I can add in the Health field as a second pivot table value:
pv2 = pd.pivot_table(df, values=['Name', 'Health'], index=['Type', 'index'], columns=['Year', 'Month'], aggfunc={'Name':lambda x: "|".join(x), 'Health':lambda x: ":".join(x), }).fillna('')
# pv2 = pv2.reindex(columns = zip(10 * [2018], ['Jan', 'Jan', 'Feb', 'Feb', 'Mar', 'Mar', 'Apr', 'Apr', 'May', 'May'], ['Health', 'Name', 'Health', 'Name', 'Health', 'Name', 'Health', 'Name', 'Health', 'Name', 'Health', 'Name']))
to produce:
Health Name
Year 2018 2018
Month Apr Feb Jan Mar May Apr Feb Jan Mar May
Type index
Development 0 OK Trouble ProjectD ProjectG
1 Warning ProjectF
2 Warning ProjectI
Marketing 0 OK OK Trouble ProjectA ProjectC ProjectH
1 OK OK ProjectE ProjectJ
Science 0 Warning ProjectB
1 Warning ProjectK
This is the right idea -- both the project Health and Name show up for each project, in the right Month and right Type swimlane, but I'd like them side-by-side by project. Reindexing the columns produces the right result at the header level, but wipes out the cells with Nan values:
pv2 = pd.pivot_table(df, values=['Name', 'Health'], index=['Type', 'index'], columns=['Year', 'Month'], aggfunc={'Name':lambda x: "|".join(x), 'Health':lambda x: ":".join(x), }).fillna('')
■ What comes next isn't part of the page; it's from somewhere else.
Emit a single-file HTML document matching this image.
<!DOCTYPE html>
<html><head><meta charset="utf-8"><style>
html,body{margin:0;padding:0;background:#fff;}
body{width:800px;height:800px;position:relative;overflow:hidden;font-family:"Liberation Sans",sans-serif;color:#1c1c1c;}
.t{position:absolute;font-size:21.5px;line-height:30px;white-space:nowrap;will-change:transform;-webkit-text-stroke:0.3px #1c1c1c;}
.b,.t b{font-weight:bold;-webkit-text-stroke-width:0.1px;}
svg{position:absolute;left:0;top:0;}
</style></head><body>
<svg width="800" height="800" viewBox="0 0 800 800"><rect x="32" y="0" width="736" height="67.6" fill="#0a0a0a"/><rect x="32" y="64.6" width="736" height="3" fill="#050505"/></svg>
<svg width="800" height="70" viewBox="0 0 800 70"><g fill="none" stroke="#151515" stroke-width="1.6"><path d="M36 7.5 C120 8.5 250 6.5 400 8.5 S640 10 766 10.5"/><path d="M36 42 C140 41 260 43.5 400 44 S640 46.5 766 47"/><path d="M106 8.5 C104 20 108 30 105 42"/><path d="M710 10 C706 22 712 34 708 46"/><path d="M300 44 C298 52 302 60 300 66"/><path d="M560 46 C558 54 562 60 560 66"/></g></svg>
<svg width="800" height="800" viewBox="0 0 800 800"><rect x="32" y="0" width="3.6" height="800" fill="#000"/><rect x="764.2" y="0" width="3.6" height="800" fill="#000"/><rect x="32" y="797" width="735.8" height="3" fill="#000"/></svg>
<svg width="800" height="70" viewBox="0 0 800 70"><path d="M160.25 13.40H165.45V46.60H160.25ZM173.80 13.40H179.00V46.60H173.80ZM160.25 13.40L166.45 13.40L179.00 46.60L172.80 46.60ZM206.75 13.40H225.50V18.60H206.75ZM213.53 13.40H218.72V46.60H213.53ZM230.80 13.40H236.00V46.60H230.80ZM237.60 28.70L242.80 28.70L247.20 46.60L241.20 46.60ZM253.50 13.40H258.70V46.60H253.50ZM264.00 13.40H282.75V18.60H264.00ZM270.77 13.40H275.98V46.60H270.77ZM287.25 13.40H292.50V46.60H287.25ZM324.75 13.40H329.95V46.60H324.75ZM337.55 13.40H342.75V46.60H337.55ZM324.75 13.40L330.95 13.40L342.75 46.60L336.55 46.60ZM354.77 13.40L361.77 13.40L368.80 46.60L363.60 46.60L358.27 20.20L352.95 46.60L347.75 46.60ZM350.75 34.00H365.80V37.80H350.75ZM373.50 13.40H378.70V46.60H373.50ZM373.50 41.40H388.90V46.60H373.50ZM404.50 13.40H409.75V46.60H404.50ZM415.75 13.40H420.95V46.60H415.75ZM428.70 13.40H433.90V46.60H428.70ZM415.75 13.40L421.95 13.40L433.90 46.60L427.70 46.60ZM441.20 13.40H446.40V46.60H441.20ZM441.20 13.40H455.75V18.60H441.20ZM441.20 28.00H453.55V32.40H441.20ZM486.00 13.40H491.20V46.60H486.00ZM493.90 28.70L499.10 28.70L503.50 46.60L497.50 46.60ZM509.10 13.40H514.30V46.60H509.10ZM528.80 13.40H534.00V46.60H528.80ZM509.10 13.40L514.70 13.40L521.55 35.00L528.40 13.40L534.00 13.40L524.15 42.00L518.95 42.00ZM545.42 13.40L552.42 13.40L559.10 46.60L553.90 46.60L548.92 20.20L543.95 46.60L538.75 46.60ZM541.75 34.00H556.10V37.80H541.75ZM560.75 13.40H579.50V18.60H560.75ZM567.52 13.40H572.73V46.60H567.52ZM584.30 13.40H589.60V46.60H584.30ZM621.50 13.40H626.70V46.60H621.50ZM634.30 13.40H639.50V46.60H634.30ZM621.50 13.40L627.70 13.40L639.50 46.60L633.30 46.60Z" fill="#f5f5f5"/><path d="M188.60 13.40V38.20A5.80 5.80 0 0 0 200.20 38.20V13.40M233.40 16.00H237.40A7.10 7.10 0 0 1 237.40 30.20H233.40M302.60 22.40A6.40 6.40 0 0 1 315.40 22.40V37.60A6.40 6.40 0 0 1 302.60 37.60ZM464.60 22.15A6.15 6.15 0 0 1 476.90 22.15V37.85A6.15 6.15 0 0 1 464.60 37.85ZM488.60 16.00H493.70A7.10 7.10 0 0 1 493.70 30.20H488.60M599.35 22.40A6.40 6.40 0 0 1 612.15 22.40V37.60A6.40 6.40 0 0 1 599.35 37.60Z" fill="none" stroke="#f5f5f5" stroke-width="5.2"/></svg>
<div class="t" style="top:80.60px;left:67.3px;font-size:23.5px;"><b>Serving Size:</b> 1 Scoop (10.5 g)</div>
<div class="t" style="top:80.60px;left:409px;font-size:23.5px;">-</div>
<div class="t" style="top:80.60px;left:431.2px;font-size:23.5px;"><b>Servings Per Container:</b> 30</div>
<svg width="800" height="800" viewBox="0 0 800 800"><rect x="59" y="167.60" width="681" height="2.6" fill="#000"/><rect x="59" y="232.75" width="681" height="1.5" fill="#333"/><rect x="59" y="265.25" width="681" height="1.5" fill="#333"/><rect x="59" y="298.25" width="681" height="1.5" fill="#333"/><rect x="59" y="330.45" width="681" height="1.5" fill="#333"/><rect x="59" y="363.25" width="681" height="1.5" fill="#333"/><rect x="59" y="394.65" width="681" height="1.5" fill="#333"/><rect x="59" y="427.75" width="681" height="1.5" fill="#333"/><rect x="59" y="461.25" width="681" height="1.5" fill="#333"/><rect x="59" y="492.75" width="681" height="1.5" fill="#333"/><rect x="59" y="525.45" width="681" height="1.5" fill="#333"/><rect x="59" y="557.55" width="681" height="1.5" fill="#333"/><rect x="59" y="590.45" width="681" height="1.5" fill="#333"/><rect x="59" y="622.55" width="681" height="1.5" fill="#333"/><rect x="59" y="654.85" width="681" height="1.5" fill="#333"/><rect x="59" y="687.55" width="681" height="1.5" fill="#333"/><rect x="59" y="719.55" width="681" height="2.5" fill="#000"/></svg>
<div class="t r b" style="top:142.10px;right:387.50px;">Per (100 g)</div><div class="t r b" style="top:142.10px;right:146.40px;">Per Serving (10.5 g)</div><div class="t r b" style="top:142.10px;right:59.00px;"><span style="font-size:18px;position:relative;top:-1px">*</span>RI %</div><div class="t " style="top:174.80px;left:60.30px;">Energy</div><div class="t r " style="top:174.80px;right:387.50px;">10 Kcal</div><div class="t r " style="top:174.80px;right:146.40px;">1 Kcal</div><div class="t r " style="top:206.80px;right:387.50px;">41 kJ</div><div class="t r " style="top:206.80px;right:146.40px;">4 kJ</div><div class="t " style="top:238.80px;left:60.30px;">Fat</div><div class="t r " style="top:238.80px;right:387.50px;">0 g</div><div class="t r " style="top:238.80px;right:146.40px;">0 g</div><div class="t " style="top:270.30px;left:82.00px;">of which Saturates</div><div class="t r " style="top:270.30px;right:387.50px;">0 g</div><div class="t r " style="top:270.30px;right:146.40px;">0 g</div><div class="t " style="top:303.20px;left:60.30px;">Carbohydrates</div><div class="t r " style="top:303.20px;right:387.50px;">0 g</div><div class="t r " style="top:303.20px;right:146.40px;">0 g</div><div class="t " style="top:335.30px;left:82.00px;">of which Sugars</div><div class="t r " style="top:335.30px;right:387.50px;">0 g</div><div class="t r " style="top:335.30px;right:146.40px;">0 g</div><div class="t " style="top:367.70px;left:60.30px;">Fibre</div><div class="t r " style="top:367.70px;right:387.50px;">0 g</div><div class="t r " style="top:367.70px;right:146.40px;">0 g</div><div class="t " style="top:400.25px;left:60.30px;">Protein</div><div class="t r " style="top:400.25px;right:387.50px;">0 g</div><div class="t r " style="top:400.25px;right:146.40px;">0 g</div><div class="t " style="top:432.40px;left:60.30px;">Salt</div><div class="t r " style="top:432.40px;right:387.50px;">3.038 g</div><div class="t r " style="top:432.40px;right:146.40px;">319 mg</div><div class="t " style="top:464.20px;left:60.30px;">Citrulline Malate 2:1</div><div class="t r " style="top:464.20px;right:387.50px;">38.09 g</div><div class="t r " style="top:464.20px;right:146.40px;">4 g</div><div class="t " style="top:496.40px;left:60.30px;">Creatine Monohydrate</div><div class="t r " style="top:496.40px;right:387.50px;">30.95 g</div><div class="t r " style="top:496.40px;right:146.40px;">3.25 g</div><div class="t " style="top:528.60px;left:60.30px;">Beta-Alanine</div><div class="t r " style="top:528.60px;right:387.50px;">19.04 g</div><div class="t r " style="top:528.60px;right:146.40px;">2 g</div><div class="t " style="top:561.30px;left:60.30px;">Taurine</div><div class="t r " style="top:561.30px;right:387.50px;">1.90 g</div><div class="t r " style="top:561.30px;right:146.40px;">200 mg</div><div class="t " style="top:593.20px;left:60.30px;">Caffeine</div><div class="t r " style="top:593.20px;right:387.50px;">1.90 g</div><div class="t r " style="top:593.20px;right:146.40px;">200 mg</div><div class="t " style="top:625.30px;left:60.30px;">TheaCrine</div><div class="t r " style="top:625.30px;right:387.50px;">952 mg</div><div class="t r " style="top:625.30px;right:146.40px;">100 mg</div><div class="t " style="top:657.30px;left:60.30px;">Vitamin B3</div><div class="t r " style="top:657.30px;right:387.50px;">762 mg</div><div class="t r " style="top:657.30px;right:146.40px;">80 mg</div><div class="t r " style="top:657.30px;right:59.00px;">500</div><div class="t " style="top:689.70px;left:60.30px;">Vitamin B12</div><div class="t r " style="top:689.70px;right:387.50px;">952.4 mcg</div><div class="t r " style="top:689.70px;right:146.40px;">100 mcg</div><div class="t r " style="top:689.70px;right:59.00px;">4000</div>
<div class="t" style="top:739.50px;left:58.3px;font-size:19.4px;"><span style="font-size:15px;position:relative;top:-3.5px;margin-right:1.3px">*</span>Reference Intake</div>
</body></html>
pv2 = pv2.reindex(columns = zip(10 * [2018], ['Jan', 'Jan', 'Feb', 'Feb', 'Mar', 'Mar', 'Apr', 'Apr', 'May', 'May'], ['Health', 'Name', 'Health', 'Name', 'Health', 'Name', 'Health', 'Name', 'Health', 'Name', 'Health', 'Name']))
produces:
2018
Year Jan Feb Mar Apr May
Month Health Name Health Name Health Name Health Name Health Name
Type index
Development 0 NaN NaN NaN NaN NaN NaN NaN NaN NaN NaN
1 NaN NaN NaN NaN NaN NaN NaN NaN NaN NaN
2 NaN NaN NaN NaN NaN NaN NaN NaN NaN NaN
Marketing 0 NaN NaN NaN NaN NaN NaN NaN NaN NaN NaN
1 NaN NaN NaN NaN NaN NaN NaN NaN NaN NaN
Science 0 NaN NaN NaN NaN NaN NaN NaN NaN NaN NaN
1 NaN NaN NaN NaN NaN NaN NaN NaN NaN NaN
Again, the structure is now correct, but the cell values are no longer showing the project-specific data. What am I missing?